Monday, April 11, 2022

Greenfield teacher fired for teaching Critical Race Theory was involved in 1991 Jasper textbook controversy


A Greenfield High School teacher who was fired for allegedly teaching Critical Race Theory in her classes was involved in a similar controversy 31 years ago when she was teaching English at Jasper High School.

Original post: Greenfield R-4 School District fires teacher who allegedly taught Critical Race Theory.

In 1991, the Jasper R-5 Board of Education voted unanimously to remove a McGraw-Hill textbook, The Writer's Resource: Readings for Composition, that was being used in the English IV college prep class because of language that offended some parents.

The teacher of that class, Kim Morrison, had contacted all parents beforehand letting them know that the book contained language she did not condone and asked any parents with concerns to contact her.

Not one parent contacted her. As is often the case, they went directly over her head to school board members.







Some Jasper parents and students fought unsuccessfully against removal of the book. 

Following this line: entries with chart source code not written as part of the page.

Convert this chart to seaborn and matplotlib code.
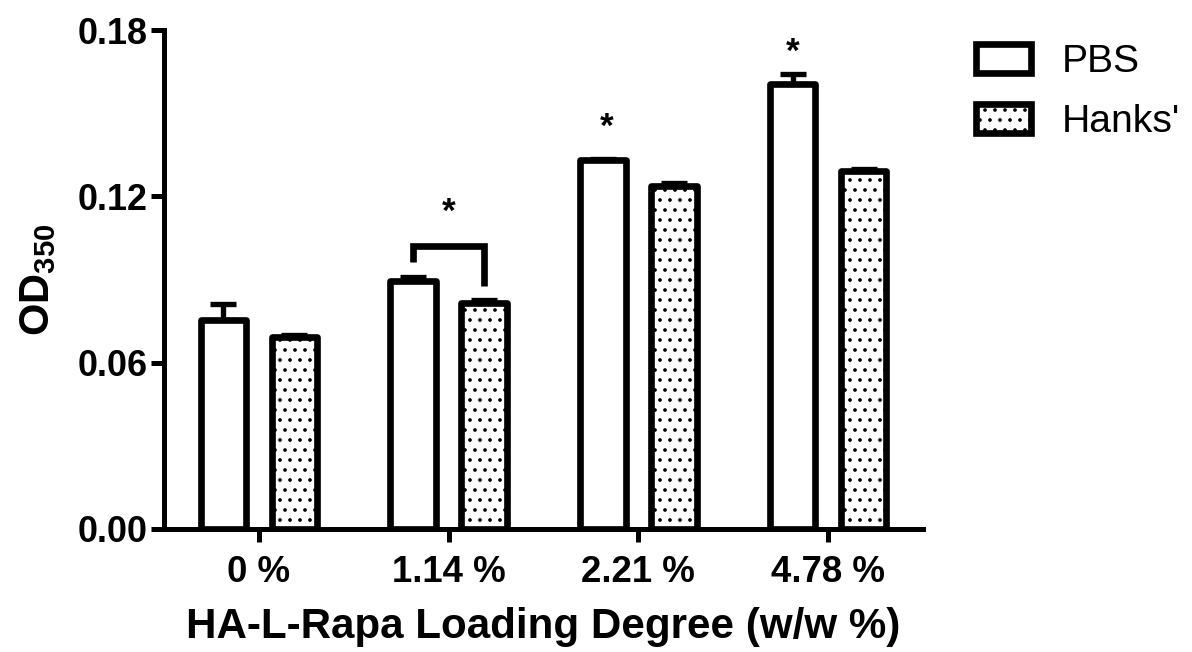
import matplotlib
matplotlib.use("Agg")
import matplotlib.pyplot as plt
import pandas as pd
import seaborn as sns
from matplotlib.patches import Patch

# Turbidity (OD350) of HA-L-Rapa micelles in two media
loading = ["0 %", "1.14 %", "2.21 %", "4.78 %"]
media = ["PBS", "Hanks'"]
od_pbs = [0.0754, 0.0893, 0.1330, 0.1607]
od_hanks = [0.0693, 0.0817, 0.1239, 0.1293]
sem_pbs = [0.0058, 0.0015, 0.0005, 0.0033]
sem_hanks = [0.0005, 0.0010, 0.0008, 0.0005]
y_ticks = [0.00, 0.06, 0.12, 0.18]

sns.set_theme(style="ticks")
plt.rcParams["font.family"] = ["Liberation Sans", "DejaVu Sans"]
plt.rcParams["mathtext.fontset"] = "custom"
plt.rcParams["mathtext.bf"] = "Liberation Sans:bold"
plt.rcParams["mathtext.rm"] = "Liberation Sans"
plt.rcParams["hatch.linewidth"] = 1.0
plt.rcParams["hatch.color"] = "black"
for key in ("text.color", "axes.labelcolor", "axes.edgecolor",
            "xtick.color", "ytick.color"):
    plt.rcParams[key] = "black"

df = pd.DataFrame({
    "Loading": loading * 2,
    "Medium": [media[0]] * len(loading) + [media[1]] * len(loading),
    "OD": od_pbs + od_hanks,
})

DPI = 120
fig = plt.figure(figsize=(1192 / DPI, 652 / DPI), dpi=DPI)
ax = fig.add_axes([164 / 1192, 1 - 529 / 652, (923 - 164) / 1192, (529 - 30) / 652])

sns.barplot(data=df, x="Loading", y="OD", hue="Medium", order=loading,
            hue_order=media, palette=["white", "white"], saturation=1,
            edgecolor="black", linewidth=4, width=0.75, gap=0.36,
            errorbar=None, legend=False, ax=ax)

for bar in ax.containers[1]:
    bar.set_hatch("..")

# one-sided (upper) error bars
for container, errs in zip(ax.containers, [sem_pbs, sem_hanks]):
    for bar, e in zip(container, errs):
        bar.set_joinstyle("round")
        xc = bar.get_x() + bar.get_width() / 2
        ax.errorbar(xc, bar.get_height(), yerr=[[0], [e]], fmt="none",
                    ecolor="black", elinewidth=3.2, capsize=7.8,
                    capthick=3.2, zorder=0.5)

# significance marks
pbs_bars = list(ax.containers[0])
hanks_bars = list(ax.containers[1])


def center(b):
    return b.get_x() + b.get_width() / 2


x1, x2 = center(pbs_bars[1]), center(hanks_bars[1])
ax.plot([x1, x1, x2, x2], [0.0963, 0.1021, 0.1021, 0.0877], color="black",
        lw=4, solid_joinstyle="miter", solid_capstyle="butt", clip_on=False)
star_kw = dict(ha="center", va="center", fontsize=21, fontweight="bold",
               color="black")
ax.text((x1 + x2) / 2, 0.1143, "*", **star_kw)
ax.text(center(pbs_bars[2]) + 0.02, 0.1450, "*", **star_kw)
ax.text(center(pbs_bars[3]), 0.1720, "*", **star_kw)

ax.set_xlim(-0.5, len(loading) - 0.5)
ax.set_ylim(0, 0.18)
ax.set_yticks(y_ticks)
ax.set_yticklabels([f"{v:.2f}" for v in y_ticks])
sns.despine(ax=ax)
for side in ("left", "bottom"):
    ax.spines[side].set_linewidth(3)
ax.tick_params(axis="both", width=3, length=7.8, direction="out", color="black")
ax.tick_params(axis="y", labelsize=21.5, pad=2)
ax.tick_params(axis="x", labelsize=22, pad=8)
for lab in ax.get_xticklabels() + ax.get_yticklabels():
    lab.set_fontweight("bold")

ax.set_xlabel("HA-L-Rapa Loading Degree (w/w %)", fontsize=25.3,
              fontweight="bold", labelpad=10)
ax.set_ylabel(r"$\mathbf{OD}_{\mathbf{350}}$", fontsize=25, labelpad=12)

handles = [
    Patch(facecolor="white", edgecolor="black", linewidth=4),
    Patch(facecolor="white", edgecolor="black", linewidth=4, hatch=".."),
]
fig.legend(handles, media, loc="upper left",
           bbox_to_anchor=(976 / 1192, 1 - 44 / 652), frameon=False,
           fontsize=23.5, handlelength=1.4, handleheight=0.75,
           labelspacing=0.62, handletextpad=0.8, borderpad=0,
           borderaxespad=0)

fig.savefig("out.png", dpi=DPI)
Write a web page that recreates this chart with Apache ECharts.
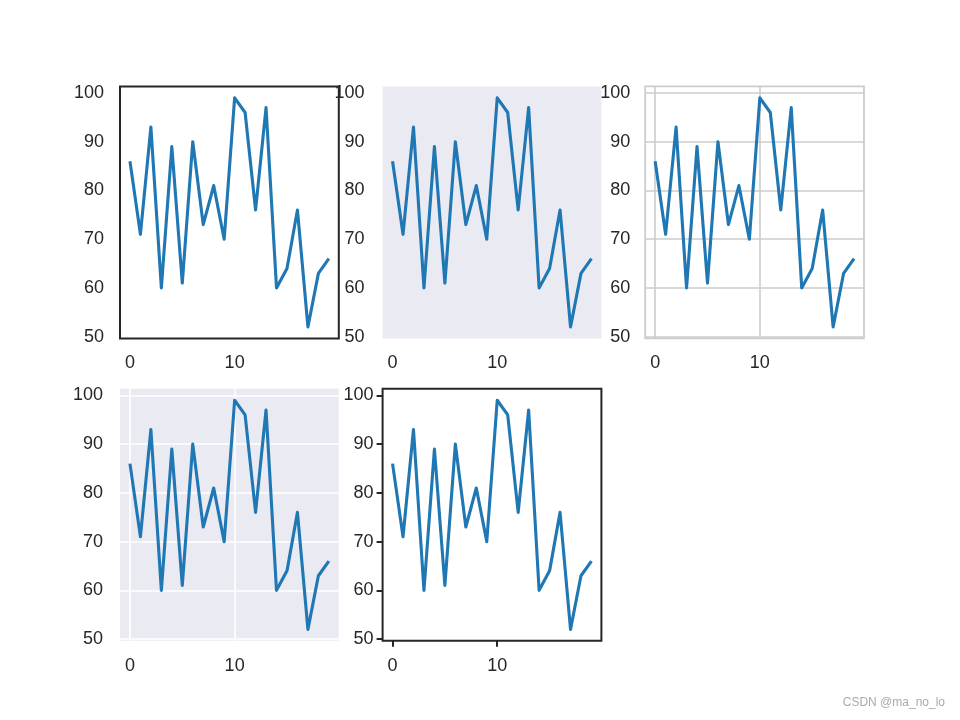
<!DOCTYPE html>
<html><head><meta charset="utf-8">
<script src="https://cdn.jsdelivr.net/npm/echarts@6/dist/echarts.min.js"></script>
<style>html,body{margin:0;padding:0;background:#fff}#c{width:960px;height:720px}</style>
</head><body><div id="c"></div>
<script>
const xValues = [0,1,2,3,4,5,6,7,8,9,10,11,12,13,14,15,16,17,18,19];
const yValues = [86,71,93,60,89,61,90,73,81,70,99,96,76,97,60,64,76,52,63,66];
const xTicks = [0,10];
const yTicks = [50,60,70,80,90,100];
const xRange = [-0.95, 19.95];
const yRange = [49.65, 101.35];

const panels = [
  {left:120,   top:86.4,  bg:'transparent', border:'#262626', bw:2,   grid:null,      ticks:false, yMargin:16},
  {left:382.6, top:86.4,  bg:'#EAEAF2',     border:null,      bw:0,   grid:null,      ticks:false, yMargin:18},
  {left:645.2, top:86.4,  bg:'transparent', border:'#cccccc', bw:1.8, grid:'#cccccc', ticks:false, yMargin:15},
  {left:120,   top:388.8, bg:'#EAEAF2',     border:null,      bw:0,   grid:'#ffffff', ticks:false, yMargin:17},
  {left:382.6, top:388.8, bg:'transparent', border:'#262626', bw:2,   grid:null,      ticks:true,  yMargin:9}
];

const font = {color:'#262626', fontSize:18, fontFamily:'Liberation Sans, Arial, sans-serif'};
const points = xValues.map((x,i)=>[x, yValues[i]]);

const grids=[], xAxes=[], yAxes=[], series=[];
panels.forEach((p,i)=>{
  grids.push({left:p.left, top:p.top, width:218.8, height:252, show:true,
    backgroundColor:p.bg, borderColor:p.border||'transparent', borderWidth:p.bw,
    containLabel:false, outerBoundsMode:'none'});
  xAxes.push({gridIndex:i, type:'value', position:'bottom', min:xRange[0], max:xRange[1],
    axisLine:{show:false, onZero:false},
    axisTick:{show:p.ticks, customValues:xTicks, length:6, inside:false, lineStyle:{color:'#262626', width:2}},
    axisLabel:Object.assign({customValues:xTicks, margin:p.ticks?16:16}, font),
    splitLine:{show:!!p.grid, lineStyle:{color:p.grid||'#fff', width:1.6}}});
  yAxes.push({gridIndex:i, type:'value', position:'left', min:yRange[0], max:yRange[1],
    axisLine:{show:false, onZero:false},
    axisTick:{show:p.ticks, customValues:yTicks, length:6, inside:false, lineStyle:{color:'#262626', width:2}},
    axisLabel:Object.assign({customValues:yTicks, margin:p.yMargin}, font),
    splitLine:{show:!!p.grid, lineStyle:{color:p.grid||'#fff', width:1.6}}});
  series.push({type:'line', xAxisIndex:i, yAxisIndex:i, data:points, showSymbol:false,
    symbol:'none', animation:false, lineStyle:{color:'#1f77b4', width:3.1, join:'round'}});
});

const chart = echarts.init(document.getElementById('c'), null, {renderer:'canvas'});
chart.setOption({
  animation:false,
  backgroundColor:'#ffffff',
  grid:grids, xAxis:xAxes, yAxis:yAxes, series:series,
  graphic:[{type:'text', right:15, top:697, style:{text:'CSDN @ma_no_lo', fill:'#aaaaaa', fontSize:12, fontFamily:'Liberation Sans, Arial, sans-serif'}}]
});
</script></body></html>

A McGraw-Hill official told the Joplin Globe that not only was it the first time a school district had voted to remove the book, it was also the first time the company had ever received any complaints about it.

During the board meeting, a board member held up the book and said, "This is poison. This has no business ever getting in a classroom. Our kids shouldn't have to face that."

Thankfully, the next year, the 11 "kids" in that class, some of whom briefly considered a legal challenge to the board's decision, were in college where they never had to encounter anything offensive in their books.

That controversy did not cost Kim Morrison her job, though she did not return to the Jasper school district the following year.

At Greenfield this year, parental complaints about her teaching Critical Race Theory (she wasn't) led to a split vote that resulted in her contract not being renewed for next year.

According to Morrison, none of those complaints came from the parents of the students in her classroom.

From the Greenfield Vedette:

"I was told then by the principal that there had been some parents' complaints," said Morrison. "She told me that she didn't feel comfortable telling who, but she did confirm that none of them had students in the class." 


(The post originally said the board president held up the book and said it was poison. The post has been corrected to reflect it was a board member, not the board president.)